▸ **Extracted records**
□ □ □ □ □ □ □

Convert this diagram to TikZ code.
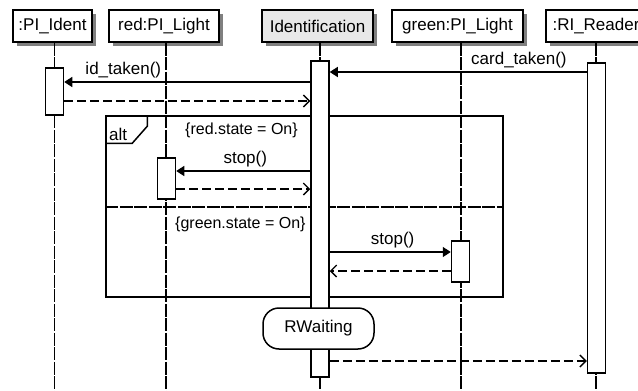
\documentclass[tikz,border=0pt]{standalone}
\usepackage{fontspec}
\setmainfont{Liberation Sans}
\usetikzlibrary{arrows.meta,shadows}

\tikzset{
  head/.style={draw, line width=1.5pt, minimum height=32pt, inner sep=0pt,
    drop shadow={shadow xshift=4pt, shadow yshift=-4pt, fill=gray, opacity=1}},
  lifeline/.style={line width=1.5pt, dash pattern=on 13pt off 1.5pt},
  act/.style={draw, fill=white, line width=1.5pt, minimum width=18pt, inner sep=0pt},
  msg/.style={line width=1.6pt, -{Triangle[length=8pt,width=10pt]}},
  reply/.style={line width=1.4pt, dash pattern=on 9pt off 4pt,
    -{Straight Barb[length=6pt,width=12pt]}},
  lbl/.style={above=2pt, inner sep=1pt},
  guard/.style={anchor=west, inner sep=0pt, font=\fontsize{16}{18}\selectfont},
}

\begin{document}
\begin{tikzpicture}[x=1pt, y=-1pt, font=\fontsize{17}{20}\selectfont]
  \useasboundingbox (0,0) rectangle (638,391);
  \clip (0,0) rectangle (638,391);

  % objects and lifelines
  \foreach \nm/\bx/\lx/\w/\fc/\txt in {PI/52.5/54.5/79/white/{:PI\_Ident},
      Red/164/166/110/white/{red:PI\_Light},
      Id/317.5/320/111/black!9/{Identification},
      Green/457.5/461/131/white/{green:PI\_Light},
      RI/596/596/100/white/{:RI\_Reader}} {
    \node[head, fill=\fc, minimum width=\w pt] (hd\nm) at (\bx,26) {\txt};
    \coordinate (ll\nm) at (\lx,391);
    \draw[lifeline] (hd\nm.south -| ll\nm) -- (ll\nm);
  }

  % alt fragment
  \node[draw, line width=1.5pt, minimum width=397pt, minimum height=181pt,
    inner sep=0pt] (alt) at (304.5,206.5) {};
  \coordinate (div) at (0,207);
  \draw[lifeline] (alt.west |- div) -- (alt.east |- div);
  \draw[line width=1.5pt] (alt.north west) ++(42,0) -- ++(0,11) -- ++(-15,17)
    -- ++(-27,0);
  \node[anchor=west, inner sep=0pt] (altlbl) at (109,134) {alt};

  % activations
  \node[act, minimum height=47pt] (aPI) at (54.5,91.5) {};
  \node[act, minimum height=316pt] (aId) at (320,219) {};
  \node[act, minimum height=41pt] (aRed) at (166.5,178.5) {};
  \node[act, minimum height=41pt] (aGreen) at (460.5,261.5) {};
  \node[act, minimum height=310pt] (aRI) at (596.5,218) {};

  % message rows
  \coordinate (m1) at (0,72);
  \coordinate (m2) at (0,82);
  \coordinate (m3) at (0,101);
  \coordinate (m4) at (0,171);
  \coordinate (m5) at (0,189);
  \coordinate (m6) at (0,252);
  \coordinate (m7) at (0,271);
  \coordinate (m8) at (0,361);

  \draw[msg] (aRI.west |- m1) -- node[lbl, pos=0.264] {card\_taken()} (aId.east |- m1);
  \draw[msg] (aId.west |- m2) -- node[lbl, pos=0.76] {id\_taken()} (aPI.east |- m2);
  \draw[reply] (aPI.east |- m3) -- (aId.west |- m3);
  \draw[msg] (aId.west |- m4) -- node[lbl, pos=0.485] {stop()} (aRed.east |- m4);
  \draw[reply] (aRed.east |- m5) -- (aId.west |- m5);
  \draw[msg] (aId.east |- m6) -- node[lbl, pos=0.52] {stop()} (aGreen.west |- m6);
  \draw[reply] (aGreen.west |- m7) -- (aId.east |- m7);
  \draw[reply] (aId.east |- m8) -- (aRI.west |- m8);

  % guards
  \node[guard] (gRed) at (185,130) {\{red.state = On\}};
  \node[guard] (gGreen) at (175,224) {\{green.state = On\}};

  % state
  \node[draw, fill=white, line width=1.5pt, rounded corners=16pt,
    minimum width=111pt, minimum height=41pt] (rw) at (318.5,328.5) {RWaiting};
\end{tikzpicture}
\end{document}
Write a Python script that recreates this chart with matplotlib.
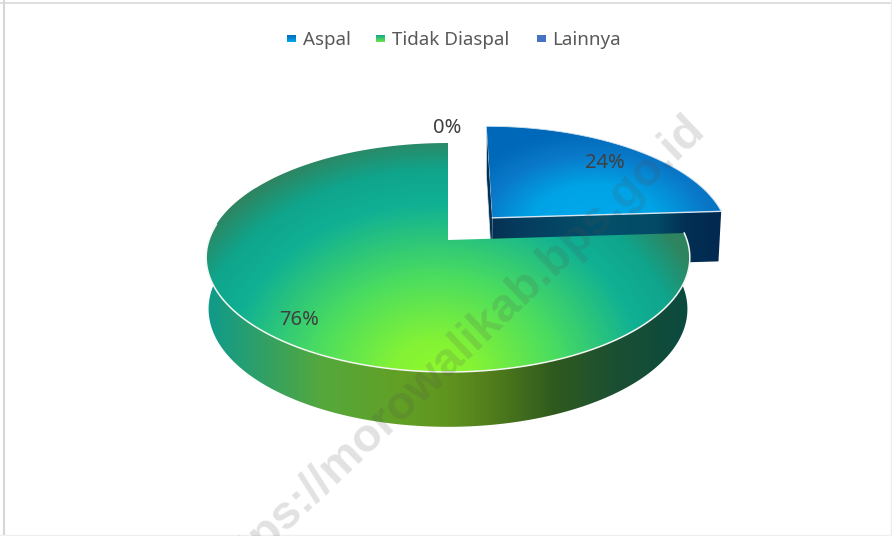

□ □ □ □ □ □ □

▸ **Task objective**
Identify all lines where the word "this" shows up. Copy them.

▸ **Completed task**
Convert this diagram to TikZ code.
Write a Python script that recreates this chart with matplotlib.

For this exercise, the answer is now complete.